_Entries with chart source code_

----------

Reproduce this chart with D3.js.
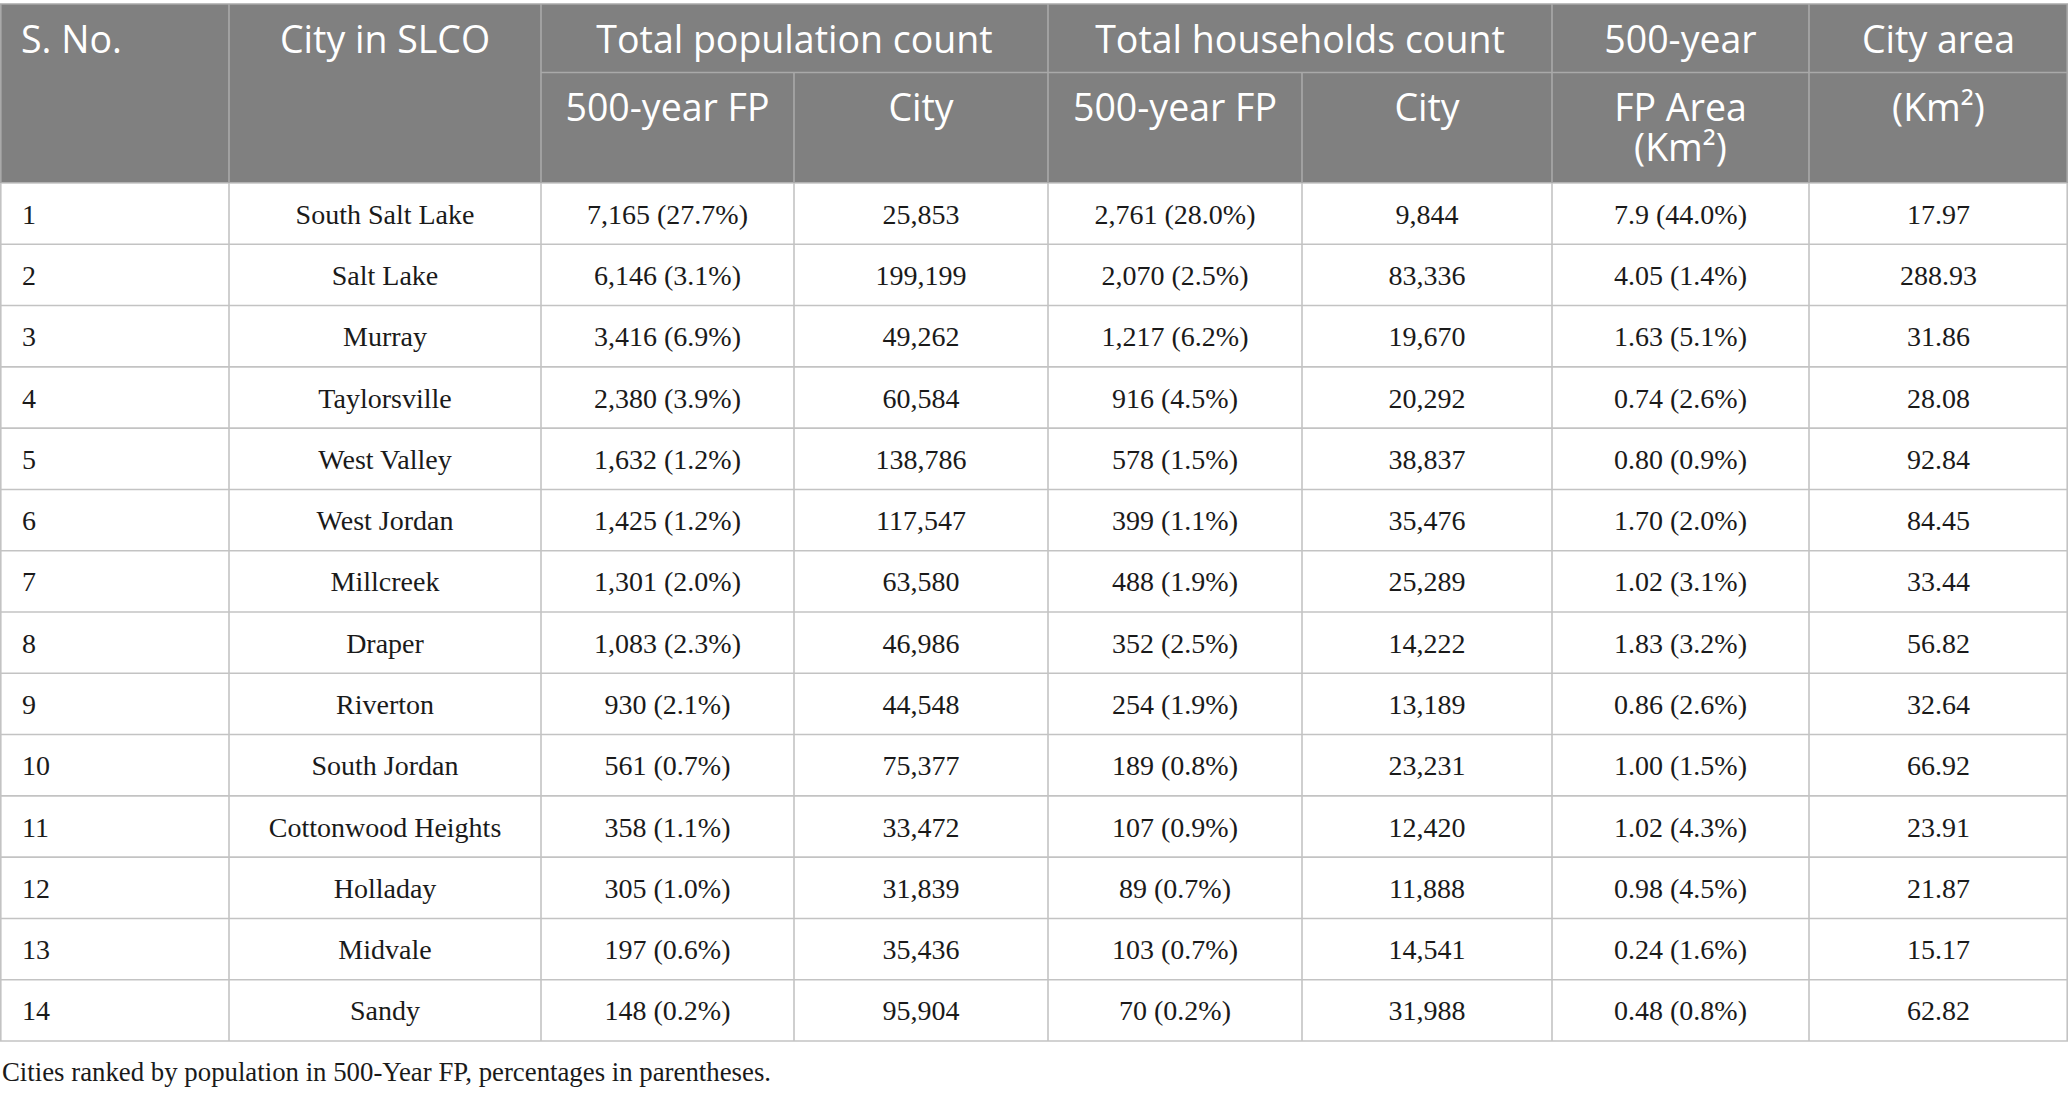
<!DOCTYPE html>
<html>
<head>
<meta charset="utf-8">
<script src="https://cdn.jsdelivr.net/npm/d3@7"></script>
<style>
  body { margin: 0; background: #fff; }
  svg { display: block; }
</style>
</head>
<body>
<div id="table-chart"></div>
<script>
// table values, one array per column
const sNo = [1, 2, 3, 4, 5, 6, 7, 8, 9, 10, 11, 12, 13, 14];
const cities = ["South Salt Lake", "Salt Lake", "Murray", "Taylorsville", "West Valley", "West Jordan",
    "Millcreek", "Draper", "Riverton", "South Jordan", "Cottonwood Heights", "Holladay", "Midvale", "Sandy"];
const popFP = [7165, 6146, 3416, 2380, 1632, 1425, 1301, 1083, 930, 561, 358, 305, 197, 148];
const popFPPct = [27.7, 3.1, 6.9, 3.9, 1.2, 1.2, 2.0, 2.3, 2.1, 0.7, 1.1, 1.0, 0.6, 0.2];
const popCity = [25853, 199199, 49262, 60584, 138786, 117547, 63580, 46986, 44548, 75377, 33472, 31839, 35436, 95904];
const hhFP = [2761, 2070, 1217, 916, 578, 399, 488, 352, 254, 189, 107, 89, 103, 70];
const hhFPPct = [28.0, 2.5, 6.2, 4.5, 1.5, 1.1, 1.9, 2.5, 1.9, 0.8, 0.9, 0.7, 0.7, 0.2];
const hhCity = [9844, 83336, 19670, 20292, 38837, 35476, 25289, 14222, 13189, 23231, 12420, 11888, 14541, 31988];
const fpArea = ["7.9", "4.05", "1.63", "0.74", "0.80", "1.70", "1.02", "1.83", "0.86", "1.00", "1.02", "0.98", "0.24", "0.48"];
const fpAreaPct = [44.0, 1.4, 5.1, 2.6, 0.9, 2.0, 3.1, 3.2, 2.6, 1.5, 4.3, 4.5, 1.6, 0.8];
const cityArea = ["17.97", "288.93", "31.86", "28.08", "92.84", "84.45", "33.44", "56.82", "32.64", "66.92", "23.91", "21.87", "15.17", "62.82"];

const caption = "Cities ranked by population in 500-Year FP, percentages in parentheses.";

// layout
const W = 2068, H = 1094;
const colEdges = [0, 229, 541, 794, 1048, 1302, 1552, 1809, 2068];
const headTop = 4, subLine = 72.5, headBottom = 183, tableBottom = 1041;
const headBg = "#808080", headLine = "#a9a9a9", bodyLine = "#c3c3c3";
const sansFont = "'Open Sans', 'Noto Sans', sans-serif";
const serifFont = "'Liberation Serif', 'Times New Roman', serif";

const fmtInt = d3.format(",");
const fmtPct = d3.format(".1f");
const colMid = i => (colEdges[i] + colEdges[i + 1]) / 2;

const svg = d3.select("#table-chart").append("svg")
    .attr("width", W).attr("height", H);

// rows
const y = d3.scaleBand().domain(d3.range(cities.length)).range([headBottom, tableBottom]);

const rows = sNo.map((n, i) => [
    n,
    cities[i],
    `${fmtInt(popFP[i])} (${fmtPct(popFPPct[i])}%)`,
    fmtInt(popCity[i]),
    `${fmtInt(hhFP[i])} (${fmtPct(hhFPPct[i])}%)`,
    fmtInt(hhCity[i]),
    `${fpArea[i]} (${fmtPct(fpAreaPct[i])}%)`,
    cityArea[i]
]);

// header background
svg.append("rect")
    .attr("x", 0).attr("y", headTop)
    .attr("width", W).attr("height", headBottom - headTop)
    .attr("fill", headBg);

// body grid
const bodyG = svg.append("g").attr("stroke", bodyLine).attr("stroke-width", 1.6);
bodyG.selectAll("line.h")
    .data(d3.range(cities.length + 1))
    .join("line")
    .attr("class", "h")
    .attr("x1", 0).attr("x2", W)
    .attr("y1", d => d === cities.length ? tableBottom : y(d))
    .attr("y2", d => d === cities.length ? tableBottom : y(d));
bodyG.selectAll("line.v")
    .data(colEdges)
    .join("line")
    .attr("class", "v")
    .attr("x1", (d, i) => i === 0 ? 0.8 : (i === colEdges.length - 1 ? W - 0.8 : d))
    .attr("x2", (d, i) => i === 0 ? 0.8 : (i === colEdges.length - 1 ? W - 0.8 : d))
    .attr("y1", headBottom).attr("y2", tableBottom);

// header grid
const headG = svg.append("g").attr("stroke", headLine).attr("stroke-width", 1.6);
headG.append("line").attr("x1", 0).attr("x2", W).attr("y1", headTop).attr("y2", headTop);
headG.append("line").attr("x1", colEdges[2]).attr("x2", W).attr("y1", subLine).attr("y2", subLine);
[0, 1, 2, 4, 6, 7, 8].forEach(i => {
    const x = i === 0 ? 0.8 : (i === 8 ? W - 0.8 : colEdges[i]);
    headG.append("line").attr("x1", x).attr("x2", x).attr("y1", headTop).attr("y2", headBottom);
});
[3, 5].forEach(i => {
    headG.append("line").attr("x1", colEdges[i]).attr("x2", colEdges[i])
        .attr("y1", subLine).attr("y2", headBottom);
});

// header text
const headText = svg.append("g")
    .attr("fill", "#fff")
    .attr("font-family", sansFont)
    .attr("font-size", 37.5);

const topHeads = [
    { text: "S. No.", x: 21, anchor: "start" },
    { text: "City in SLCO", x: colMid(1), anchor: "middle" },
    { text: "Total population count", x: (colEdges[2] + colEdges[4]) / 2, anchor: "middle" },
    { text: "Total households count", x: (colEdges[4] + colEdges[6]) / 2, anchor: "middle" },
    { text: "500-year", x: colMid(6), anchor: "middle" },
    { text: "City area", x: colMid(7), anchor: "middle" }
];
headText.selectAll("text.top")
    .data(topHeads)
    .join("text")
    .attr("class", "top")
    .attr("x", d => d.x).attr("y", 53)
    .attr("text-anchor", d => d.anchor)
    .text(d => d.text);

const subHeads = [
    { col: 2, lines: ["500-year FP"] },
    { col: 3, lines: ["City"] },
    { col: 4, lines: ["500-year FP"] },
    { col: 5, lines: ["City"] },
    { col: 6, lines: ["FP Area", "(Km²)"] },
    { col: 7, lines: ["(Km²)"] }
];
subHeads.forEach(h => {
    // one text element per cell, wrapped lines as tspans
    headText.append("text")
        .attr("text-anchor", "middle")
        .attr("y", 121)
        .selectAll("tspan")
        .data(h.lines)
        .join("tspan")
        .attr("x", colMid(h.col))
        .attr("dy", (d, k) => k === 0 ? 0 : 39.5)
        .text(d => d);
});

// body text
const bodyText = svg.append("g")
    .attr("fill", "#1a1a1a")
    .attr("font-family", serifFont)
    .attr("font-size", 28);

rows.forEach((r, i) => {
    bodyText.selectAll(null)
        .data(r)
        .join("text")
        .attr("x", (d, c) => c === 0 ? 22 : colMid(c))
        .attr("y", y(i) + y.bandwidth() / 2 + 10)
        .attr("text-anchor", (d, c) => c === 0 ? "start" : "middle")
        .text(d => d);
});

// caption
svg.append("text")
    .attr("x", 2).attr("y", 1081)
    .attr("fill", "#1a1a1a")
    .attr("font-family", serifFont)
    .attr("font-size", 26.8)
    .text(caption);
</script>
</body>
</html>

----------

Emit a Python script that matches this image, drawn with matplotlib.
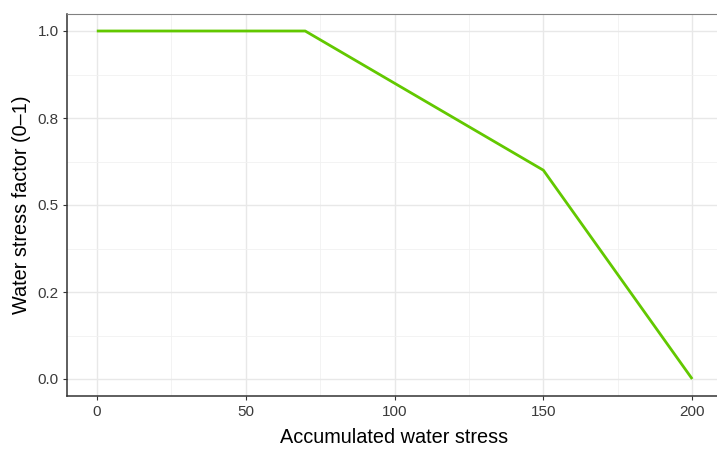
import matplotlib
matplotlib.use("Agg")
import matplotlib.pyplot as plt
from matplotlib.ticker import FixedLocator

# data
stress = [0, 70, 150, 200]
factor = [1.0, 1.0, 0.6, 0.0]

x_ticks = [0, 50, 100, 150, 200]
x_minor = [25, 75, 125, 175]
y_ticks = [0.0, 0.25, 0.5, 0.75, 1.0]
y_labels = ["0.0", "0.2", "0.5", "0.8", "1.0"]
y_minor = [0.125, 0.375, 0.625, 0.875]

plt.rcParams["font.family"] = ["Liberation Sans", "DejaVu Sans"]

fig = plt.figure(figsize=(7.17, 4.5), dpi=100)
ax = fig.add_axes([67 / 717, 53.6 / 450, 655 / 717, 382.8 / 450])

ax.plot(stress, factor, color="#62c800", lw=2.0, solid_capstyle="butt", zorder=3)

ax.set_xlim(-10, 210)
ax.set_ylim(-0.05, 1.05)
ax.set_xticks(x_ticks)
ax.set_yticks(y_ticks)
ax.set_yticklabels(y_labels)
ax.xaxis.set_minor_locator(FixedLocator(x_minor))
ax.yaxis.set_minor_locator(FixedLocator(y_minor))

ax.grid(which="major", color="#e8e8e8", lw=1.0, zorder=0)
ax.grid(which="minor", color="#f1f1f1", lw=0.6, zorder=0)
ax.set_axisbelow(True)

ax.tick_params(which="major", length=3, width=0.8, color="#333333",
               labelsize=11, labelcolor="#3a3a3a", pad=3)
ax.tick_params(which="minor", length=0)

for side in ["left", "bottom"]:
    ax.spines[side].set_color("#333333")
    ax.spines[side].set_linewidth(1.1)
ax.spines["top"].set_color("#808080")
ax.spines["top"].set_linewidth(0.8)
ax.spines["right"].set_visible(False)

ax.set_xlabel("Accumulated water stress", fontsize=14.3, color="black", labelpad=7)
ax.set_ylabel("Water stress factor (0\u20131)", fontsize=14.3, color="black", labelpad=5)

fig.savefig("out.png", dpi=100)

----------

_Exercise details_
Skip every picture. Repeat the lines from the one with "Emit a Python" through the one with "ax = fig.add_axes([67", both ends included.

_Response to the exercise_
Emit a Python script that matches this image, drawn with matplotlib.
import matplotlib
matplotlib.use("Agg")
import matplotlib.pyplot as plt
from matplotlib.ticker import FixedLocator

# data
stress = [0, 70, 150, 200]
factor = [1.0, 1.0, 0.6, 0.0]

x_ticks = [0, 50, 100, 150, 200]
x_minor = [25, 75, 125, 175]
y_ticks = [0.0, 0.25, 0.5, 0.75, 1.0]
y_labels = ["0.0", "0.2", "0.5", "0.8", "1.0"]
y_minor = [0.125, 0.375, 0.625, 0.875]

plt.rcParams["font.family"] = ["Liberation Sans", "DejaVu Sans"]

fig = plt.figure(figsize=(7.17, 4.5), dpi=100)
ax = fig.add_axes([67 / 717, 53.6 / 450, 655 / 717, 382.8 / 450])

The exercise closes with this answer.